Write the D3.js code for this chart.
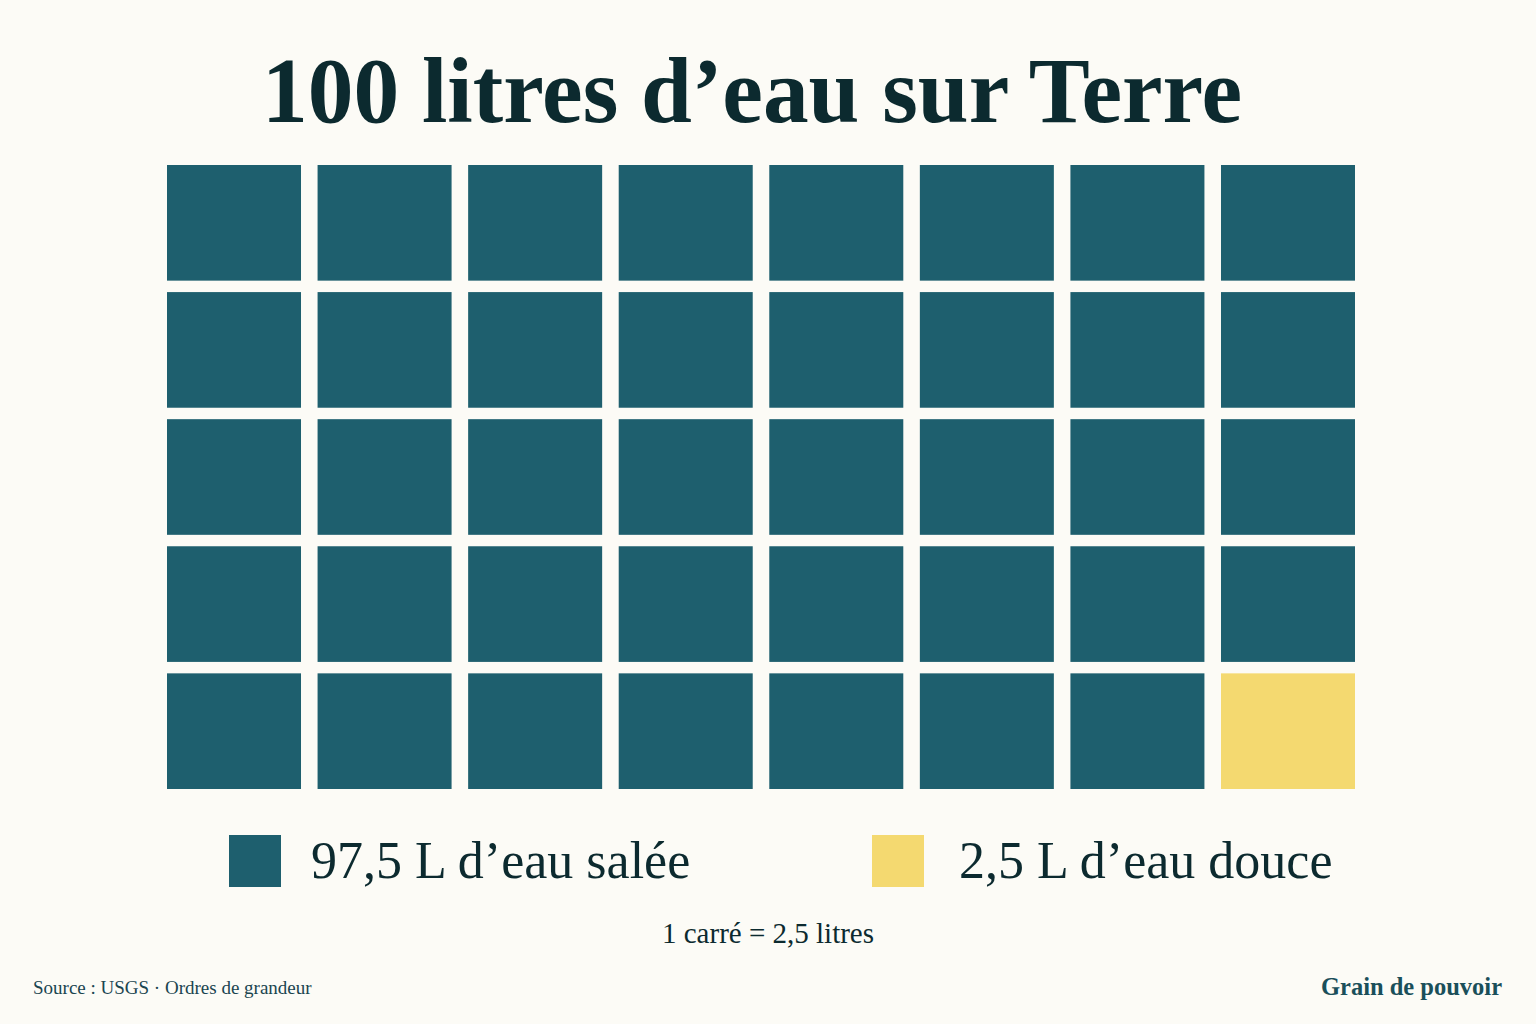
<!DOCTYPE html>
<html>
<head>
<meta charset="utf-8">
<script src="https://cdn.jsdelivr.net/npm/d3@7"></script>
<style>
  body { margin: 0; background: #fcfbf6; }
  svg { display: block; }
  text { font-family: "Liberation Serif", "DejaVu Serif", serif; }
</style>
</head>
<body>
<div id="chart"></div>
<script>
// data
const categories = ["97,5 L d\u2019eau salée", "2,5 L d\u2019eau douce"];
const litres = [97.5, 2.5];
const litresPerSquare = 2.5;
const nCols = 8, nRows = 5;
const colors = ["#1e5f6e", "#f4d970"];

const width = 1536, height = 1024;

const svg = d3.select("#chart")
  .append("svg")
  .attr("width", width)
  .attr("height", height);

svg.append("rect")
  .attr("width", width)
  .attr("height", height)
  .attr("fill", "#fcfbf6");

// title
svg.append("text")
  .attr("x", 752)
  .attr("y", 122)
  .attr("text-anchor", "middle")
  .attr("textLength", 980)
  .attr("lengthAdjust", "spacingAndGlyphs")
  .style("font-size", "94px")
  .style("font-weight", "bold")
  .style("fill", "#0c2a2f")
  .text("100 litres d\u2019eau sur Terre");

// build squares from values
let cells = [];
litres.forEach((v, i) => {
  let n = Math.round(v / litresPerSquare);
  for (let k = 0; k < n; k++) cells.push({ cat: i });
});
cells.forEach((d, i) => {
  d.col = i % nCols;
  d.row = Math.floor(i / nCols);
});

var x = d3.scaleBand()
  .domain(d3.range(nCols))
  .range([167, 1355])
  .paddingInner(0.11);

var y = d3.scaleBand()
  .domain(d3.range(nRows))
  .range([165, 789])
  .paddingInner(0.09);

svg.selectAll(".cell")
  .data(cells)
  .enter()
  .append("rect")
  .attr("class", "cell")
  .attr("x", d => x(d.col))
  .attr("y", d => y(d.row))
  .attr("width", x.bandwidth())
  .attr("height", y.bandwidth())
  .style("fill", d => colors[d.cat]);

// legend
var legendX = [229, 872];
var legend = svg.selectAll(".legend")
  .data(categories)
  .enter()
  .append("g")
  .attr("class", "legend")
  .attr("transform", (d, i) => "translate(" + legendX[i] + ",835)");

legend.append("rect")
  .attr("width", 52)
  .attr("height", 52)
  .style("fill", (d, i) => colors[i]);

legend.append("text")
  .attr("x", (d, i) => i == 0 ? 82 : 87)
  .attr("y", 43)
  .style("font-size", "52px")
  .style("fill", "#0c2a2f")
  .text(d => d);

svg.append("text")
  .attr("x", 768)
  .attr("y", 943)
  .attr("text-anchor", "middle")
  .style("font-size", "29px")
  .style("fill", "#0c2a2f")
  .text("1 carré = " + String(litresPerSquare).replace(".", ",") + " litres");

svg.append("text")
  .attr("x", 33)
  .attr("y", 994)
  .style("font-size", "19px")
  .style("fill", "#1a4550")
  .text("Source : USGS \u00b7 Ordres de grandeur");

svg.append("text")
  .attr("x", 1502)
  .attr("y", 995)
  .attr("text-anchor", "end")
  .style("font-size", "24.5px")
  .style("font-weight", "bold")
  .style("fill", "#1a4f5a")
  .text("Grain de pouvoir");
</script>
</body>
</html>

-*-*-

• _Exercise prompt_
Go through the data above and transcribe it in full, omitting any image.

• _Answer for the task_
Write the D3.js code for this chart.
<!DOCTYPE html>
<html>
<head>
<meta charset="utf-8">
<script src="https://cdn.jsdelivr.net/npm/d3@7"></script>
<style>
  body { margin: 0; background: #fcfbf6; }
  svg { display: block; }
  text { font-family: "Liberation Serif", "DejaVu Serif", serif; }
</style>
</head>
<body>
<div id="chart"></div>
<script>
// data
const categories = ["97,5 L d\u2019eau salée", "2,5 L d\u2019eau douce"];
const litres = [97.5, 2.5];
const litresPerSquare = 2.5;
const nCols = 8, nRows = 5;
const colors = ["#1e5f6e", "#f4d970"];

const width = 1536, height = 1024;

const svg = d3.select("#chart")
  .append("svg")
  .attr("width", width)
  .attr("height", height);

svg.append("rect")
  .attr("width", width)
  .attr("height", height)
  .attr("fill", "#fcfbf6");

// title
svg.append("text")
  .attr("x", 752)
  .attr("y", 122)
  .attr("text-anchor", "middle")
  .attr("textLength", 980)
  .attr("lengthAdjust", "spacingAndGlyphs")
  .style("font-size", "94px")
  .style("font-weight", "bold")
  .style("fill", "#0c2a2f")
  .text("100 litres d\u2019eau sur Terre");

// build squares from values
let cells = [];
litres.forEach((v, i) => {
  let n = Math.round(v / litresPerSquare);
  for (let k = 0; k < n; k++) cells.push({ cat: i });
});
cells.forEach((d, i) => {
  d.col = i % nCols;
  d.row = Math.floor(i / nCols);
});

var x = d3.scaleBand()
  .domain(d3.range(nCols))
  .range([167, 1355])
  .paddingInner(0.11);

var y = d3.scaleBand()
  .domain(d3.range(nRows))
  .range([165, 789])
  .paddingInner(0.09);

svg.selectAll(".cell")
  .data(cells)
  .enter()
  .append("rect")
  .attr("class", "cell")
  .attr("x", d => x(d.col))
  .attr("y", d => y(d.row))
  .attr("width", x.bandwidth())
  .attr("height", y.bandwidth())
  .style("fill", d => colors[d.cat]);

// legend
var legendX = [229, 872];
var legend = svg.selectAll(".legend")
  .data(categories)
  .enter()
  .append("g")
  .attr("class", "legend")
  .attr("transform", (d, i) => "translate(" + legendX[i] + ",835)");

legend.append("rect")
  .attr("width", 52)
  .attr("height", 52)
  .style("fill", (d, i) => colors[i]);

legend.append("text")
  .attr("x", (d, i) => i == 0 ? 82 : 87)
  .attr("y", 43)
  .style("font-size", "52px")
  .style("fill", "#0c2a2f")
  .text(d => d);

svg.append("text")
  .attr("x", 768)
  .attr("y", 943)
  .attr("text-anchor", "middle")
  .style("font-size", "29px")
  .style("fill", "#0c2a2f")
  .text("1 carré = " + String(litresPerSquare).replace(".", ",") + " litres");

svg.append("text")
  .attr("x", 33)
  .attr("y", 994)
  .style("font-size", "19px")
  .style("fill", "#1a4550")
  .text("Source : USGS \u00b7 Ordres de grandeur");

svg.append("text")
  .attr("x", 1502)
  .attr("y", 995)
  .attr("text-anchor", "end")
  .style("font-size", "24.5px")
  .style("font-weight", "bold")
  .style("fill", "#1a4f5a")
  .text("Grain de pouvoir");
</script>
</body>
</html>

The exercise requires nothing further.